<<<<

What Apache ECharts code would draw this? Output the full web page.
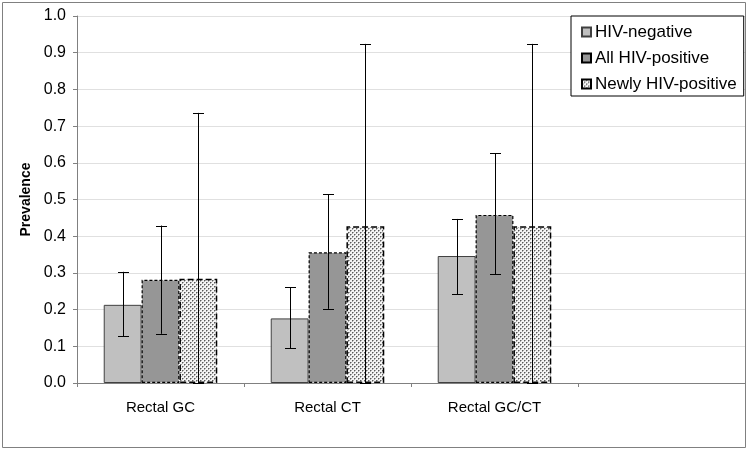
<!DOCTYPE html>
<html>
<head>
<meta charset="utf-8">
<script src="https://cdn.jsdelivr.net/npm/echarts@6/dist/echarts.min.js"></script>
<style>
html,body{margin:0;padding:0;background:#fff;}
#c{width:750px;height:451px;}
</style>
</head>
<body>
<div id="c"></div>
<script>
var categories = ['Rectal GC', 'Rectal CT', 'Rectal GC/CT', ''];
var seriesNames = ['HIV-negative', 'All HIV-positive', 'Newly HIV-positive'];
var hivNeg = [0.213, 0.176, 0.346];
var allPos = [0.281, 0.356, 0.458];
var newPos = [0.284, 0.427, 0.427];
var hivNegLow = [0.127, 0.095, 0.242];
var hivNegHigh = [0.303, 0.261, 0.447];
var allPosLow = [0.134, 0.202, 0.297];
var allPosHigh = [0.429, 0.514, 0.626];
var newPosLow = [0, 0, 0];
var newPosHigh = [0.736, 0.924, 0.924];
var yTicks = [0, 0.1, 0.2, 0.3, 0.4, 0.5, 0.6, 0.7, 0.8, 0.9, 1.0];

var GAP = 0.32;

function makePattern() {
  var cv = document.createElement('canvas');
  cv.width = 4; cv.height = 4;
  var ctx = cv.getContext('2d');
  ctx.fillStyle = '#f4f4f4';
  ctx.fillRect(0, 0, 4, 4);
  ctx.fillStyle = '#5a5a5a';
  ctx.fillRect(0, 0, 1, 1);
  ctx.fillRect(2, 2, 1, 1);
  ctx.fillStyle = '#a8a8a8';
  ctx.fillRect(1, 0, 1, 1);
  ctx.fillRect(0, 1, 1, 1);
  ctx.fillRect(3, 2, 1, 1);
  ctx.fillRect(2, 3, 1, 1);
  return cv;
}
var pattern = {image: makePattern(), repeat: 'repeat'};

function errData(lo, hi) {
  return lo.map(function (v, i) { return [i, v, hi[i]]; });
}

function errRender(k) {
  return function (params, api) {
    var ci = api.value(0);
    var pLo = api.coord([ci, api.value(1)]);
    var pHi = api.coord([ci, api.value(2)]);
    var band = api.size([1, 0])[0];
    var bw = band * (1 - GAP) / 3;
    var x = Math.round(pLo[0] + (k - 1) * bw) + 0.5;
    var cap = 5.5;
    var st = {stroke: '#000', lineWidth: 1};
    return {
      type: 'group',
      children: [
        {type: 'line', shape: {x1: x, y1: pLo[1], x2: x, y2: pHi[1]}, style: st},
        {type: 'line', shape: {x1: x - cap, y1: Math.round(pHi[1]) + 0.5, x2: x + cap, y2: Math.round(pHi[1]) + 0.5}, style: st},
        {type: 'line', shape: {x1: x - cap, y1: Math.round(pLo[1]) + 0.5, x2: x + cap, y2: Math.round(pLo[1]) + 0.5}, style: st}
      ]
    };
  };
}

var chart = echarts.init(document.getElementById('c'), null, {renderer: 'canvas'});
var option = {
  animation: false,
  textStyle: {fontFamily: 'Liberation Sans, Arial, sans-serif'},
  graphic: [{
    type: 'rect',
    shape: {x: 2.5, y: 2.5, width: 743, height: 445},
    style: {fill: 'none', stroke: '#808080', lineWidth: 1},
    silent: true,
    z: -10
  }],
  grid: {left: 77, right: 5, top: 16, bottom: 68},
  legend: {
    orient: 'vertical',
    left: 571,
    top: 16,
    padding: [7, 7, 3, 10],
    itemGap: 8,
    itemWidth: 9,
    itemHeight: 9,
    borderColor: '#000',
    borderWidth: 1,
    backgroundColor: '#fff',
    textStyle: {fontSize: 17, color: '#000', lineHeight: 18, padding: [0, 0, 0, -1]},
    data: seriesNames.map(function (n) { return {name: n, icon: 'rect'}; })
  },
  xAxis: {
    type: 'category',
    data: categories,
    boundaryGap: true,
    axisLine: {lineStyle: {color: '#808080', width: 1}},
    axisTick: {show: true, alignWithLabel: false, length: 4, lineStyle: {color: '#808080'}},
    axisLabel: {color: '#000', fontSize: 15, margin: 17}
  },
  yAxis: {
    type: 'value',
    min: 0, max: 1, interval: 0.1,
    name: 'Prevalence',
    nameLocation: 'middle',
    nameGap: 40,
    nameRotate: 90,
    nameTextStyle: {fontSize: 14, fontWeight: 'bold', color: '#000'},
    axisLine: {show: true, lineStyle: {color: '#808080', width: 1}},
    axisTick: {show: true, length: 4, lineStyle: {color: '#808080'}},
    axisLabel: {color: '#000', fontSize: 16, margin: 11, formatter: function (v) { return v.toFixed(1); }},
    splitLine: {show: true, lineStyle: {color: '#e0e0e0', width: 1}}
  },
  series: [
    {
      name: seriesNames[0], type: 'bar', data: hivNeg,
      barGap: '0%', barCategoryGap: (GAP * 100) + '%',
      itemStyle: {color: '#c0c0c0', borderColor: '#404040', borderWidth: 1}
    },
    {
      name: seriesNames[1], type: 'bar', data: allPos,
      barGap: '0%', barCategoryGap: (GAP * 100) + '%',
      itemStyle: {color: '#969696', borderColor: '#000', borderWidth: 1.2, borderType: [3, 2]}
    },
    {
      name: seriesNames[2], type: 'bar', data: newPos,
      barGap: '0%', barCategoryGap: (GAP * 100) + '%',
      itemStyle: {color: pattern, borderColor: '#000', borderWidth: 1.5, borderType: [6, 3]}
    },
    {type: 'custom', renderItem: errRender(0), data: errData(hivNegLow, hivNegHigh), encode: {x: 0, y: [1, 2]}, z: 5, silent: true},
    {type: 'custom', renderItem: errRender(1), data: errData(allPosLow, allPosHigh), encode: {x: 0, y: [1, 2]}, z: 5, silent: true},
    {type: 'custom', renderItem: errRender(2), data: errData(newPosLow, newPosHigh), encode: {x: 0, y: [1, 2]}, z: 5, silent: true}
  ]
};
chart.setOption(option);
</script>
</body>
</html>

>>>>

### The problem
Repeat exactly and only the lines from the start of the data above through the line that holds "var GAP = 0.32;", inclusive. Pictures do not belong in the copy.

### Answer for this exercise
What Apache ECharts code would draw this? Output the full web page.
<!DOCTYPE html>
<html>
<head>
<meta charset="utf-8">
<script src="https://cdn.jsdelivr.net/npm/echarts@6/dist/echarts.min.js"></script>
<style>
html,body{margin:0;padding:0;background:#fff;}
#c{width:750px;height:451px;}
</style>
</head>
<body>
<div id="c"></div>
<script>
var categories = ['Rectal GC', 'Rectal CT', 'Rectal GC/CT', ''];
var seriesNames = ['HIV-negative', 'All HIV-positive', 'Newly HIV-positive'];
var hivNeg = [0.213, 0.176, 0.346];
var allPos = [0.281, 0.356, 0.458];
var newPos = [0.284, 0.427, 0.427];
var hivNegLow = [0.127, 0.095, 0.242];
var hivNegHigh = [0.303, 0.261, 0.447];
var allPosLow = [0.134, 0.202, 0.297];
var allPosHigh = [0.429, 0.514, 0.626];
var newPosLow = [0, 0, 0];
var newPosHigh = [0.736, 0.924, 0.924];
var yTicks = [0, 0.1, 0.2, 0.3, 0.4, 0.5, 0.6, 0.7, 0.8, 0.9, 1.0];

var GAP = 0.32;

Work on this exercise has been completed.